Tiny glue failure grounds big hopes: JAXA mission lost after part ‘came unglued’

April 14, 2026
Unfinished details of rocket engines under construction placed on metal platform during assembly at space factory with hanging US flag on background
Photo by SpaceX on Pexels

What happened

It has been reported that a small bonded component on a Japanese launch vehicle came unglued during ascent, triggering the mission failure. The Register first published the claim and, according to those reports, the adhesive that held an internal structure in place failed under flight loads and compromised the rocket’s performance. The result was a loss of the mission’s primary objective — a bitter, expensive lesson that came down to something most people toss in a desk drawer without a second thought: glue.

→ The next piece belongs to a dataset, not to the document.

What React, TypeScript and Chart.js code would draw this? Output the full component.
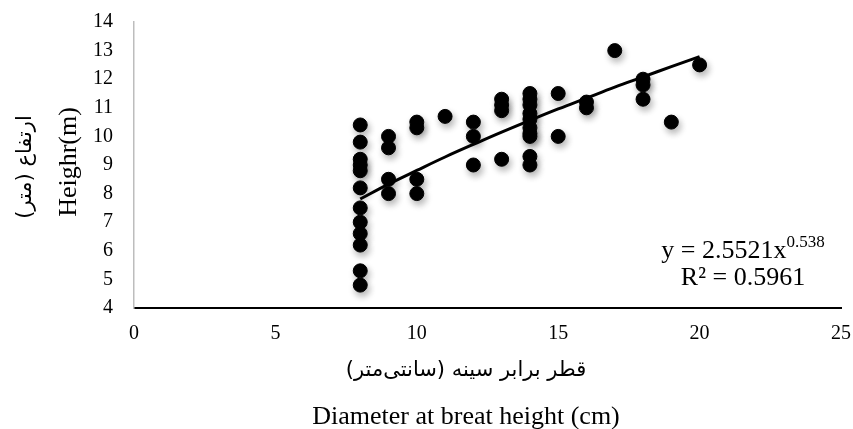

Small thing, huge consequences

How does a speck of adhesive halt a multimillion-dollar mission? Aerospace engineering answers that question in cold, unforgiving detail: every bond, bracket and seal is load-bearing in its own way. Why did the adhesive fail? It has been reported that manufacturing or quality-control shortcomings are under scrutiny, and JAXA has opened investigations into both batch materials and assembly procedures. Allegedly, the part separation led to flight instability that mission controllers could not recover from.

The bigger picture

This isn’t just a one-off embarrassment. Modern rockets rely increasingly on bonded composites and sophisticated adhesives to save weight and complexity. That innovation cuts mass and cost — until it doesn’t. The episode lands at a time when space agencies and commercial launchers alike are wrestling with supply-chain pressures and faster production tempos; small process slips can cascade into big losses. For want of a drop of adhesive, a whole mission was lost — a proverb that stings when you’re counting payloads instead of pennies.

What’s next

JAXA is expected to tighten inspections, revisit supplier qualifications and run more rigorous environmental and vibration testing on bonded components. Regulators and competitors will be watching, and manufacturers will be scrambling to show their materials won’t betray them under heat, vibration and sheer weight of expectation. Will agencies start treating adhesives like critical avionic components? They very well might. After this, complacency won’t stick.